• _Directions for this task_
The data below should be restated word for word, with every picture omitted.

— BEGIN Material provided —

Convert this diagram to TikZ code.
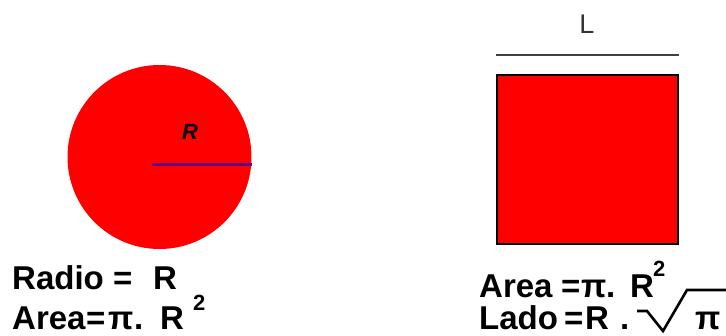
\documentclass[tikz,border=0pt]{standalone}
\usepackage{fontspec}
\setmainfont{Liberation Sans}
\usetikzlibrary{positioning}

\begin{document}
\begin{tikzpicture}[x=1pt, y=-1pt]
\tikzstyle{txt}=[anchor=base west, inner sep=0pt, font=\fontsize{33}{33}\selectfont\bfseries]
\tikzstyle{expo}=[anchor=base west, inner sep=0pt, font=\fontsize{22}{22}\selectfont\bfseries]
\tikzstyle{radius}=[line width=3pt, draw={rgb,255:red,105;green,0;blue,125}]
\useasboundingbox (0,0) rectangle (726,335);
% circulo
\fill[red] (159.5,157) circle (92);
\coordinate (rc) at (152,164);
\coordinate (re) at (252,164);
\draw[radius] (rc) -- (re);
\node[inner sep=0pt, font=\fontsize{22}{22}\selectfont\bfseries\itshape] (rlab) at (190,132) {R};
% cuadrado
\node[draw=black, fill=red, line width=1.8pt, minimum width=181pt, minimum height=169pt, inner sep=0pt, anchor=north west] (sq) at (496,74) {};
\coordinate (la) at ([yshift=19pt]sq.north west);
\coordinate (lb) at ([yshift=19pt]sq.north east);
\draw[line width=1.5pt, black!75] (la) -- (lb);
\node[anchor=base, inner sep=0pt, font=\fontsize{27}{27}\selectfont, black!80] (lado) at (587,33) {L};
% textos circulo
\node[txt] (radio) at (12,289) {Radio};
\node[txt] (eq1) at (113,289) {=};
\node[txt] (r1) at (153,289) {R};
\node[expo] (dos1) at (193,310) {2};
\node[txt] (area1) at (12,329) {Area};
\node[txt] (eq2) at (86,329) {=};
\node[txt] (pi1) at (108,329) {π};
\node[txt] (pt1) at (134,329) {.};
\node[txt] (r2) at (160,329) {R};
% textos cuadrado
\node[txt] (area2) at (479,297) {Area};
\node[txt] (eq3) at (561,297) {=};
\node[txt] (pi2) at (581,297) {π};
\node[txt] (pt2) at (606,297) {.};
\node[txt] (r3) at (630,297) {R};
\node[expo] (dos2) at (653,276) {2};
\node[txt] (lado2) at (479,329) {Lado};
\node[txt] (eq4) at (564,329) {=};
\node[txt] (r4) at (585,329) {R};
\node[txt] (pt3) at (620,329) {.};
\node[txt] (pi3) at (695,329) {π};
% raiz
\draw[line width=2.6pt, miter limit=4] (637,311) -- (647,311) -- (663,331) -- (687,290) -- (730,290);
\end{tikzpicture}
\end{document}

— END Material provided —

• _The solution_
Convert this diagram to TikZ code.
\documentclass[tikz,border=0pt]{standalone}
\usepackage{fontspec}
\setmainfont{Liberation Sans}
\usetikzlibrary{positioning}

\begin{document}
\begin{tikzpicture}[x=1pt, y=-1pt]
\tikzstyle{txt}=[anchor=base west, inner sep=0pt, font=\fontsize{33}{33}\selectfont\bfseries]
\tikzstyle{expo}=[anchor=base west, inner sep=0pt, font=\fontsize{22}{22}\selectfont\bfseries]
\tikzstyle{radius}=[line width=3pt, draw={rgb,255:red,105;green,0;blue,125}]
\useasboundingbox (0,0) rectangle (726,335);
% circulo
\fill[red] (159.5,157) circle (92);
\coordinate (rc) at (152,164);
\coordinate (re) at (252,164);
\draw[radius] (rc) -- (re);
\node[inner sep=0pt, font=\fontsize{22}{22}\selectfont\bfseries\itshape] (rlab) at (190,132) {R};
% cuadrado
\node[draw=black, fill=red, line width=1.8pt, minimum width=181pt, minimum height=169pt, inner sep=0pt, anchor=north west] (sq) at (496,74) {};
\coordinate (la) at ([yshift=19pt]sq.north west);
\coordinate (lb) at ([yshift=19pt]sq.north east);
\draw[line width=1.5pt, black!75] (la) -- (lb);
\node[anchor=base, inner sep=0pt, font=\fontsize{27}{27}\selectfont, black!80] (lado) at (587,33) {L};
% textos circulo
\node[txt] (radio) at (12,289) {Radio};
\node[txt] (eq1) at (113,289) {=};
\node[txt] (r1) at (153,289) {R};
\node[expo] (dos1) at (193,310) {2};
\node[txt] (area1) at (12,329) {Area};
\node[txt] (eq2) at (86,329) {=};
\node[txt] (pi1) at (108,329) {π};
\node[txt] (pt1) at (134,329) {.};
\node[txt] (r2) at (160,329) {R};
% textos cuadrado
\node[txt] (area2) at (479,297) {Area};
\node[txt] (eq3) at (561,297) {=};
\node[txt] (pi2) at (581,297) {π};
\node[txt] (pt2) at (606,297) {.};
\node[txt] (r3) at (630,297) {R};
\node[expo] (dos2) at (653,276) {2};
\node[txt] (lado2) at (479,329) {Lado};
\node[txt] (eq4) at (564,329) {=};
\node[txt] (r4) at (585,329) {R};
\node[txt] (pt3) at (620,329) {.};
\node[txt] (pi3) at (695,329) {π};
% raiz
\draw[line width=2.6pt, miter limit=4] (637,311) -- (647,311) -- (663,331) -- (687,290) -- (730,290);
\end{tikzpicture}
\end{document}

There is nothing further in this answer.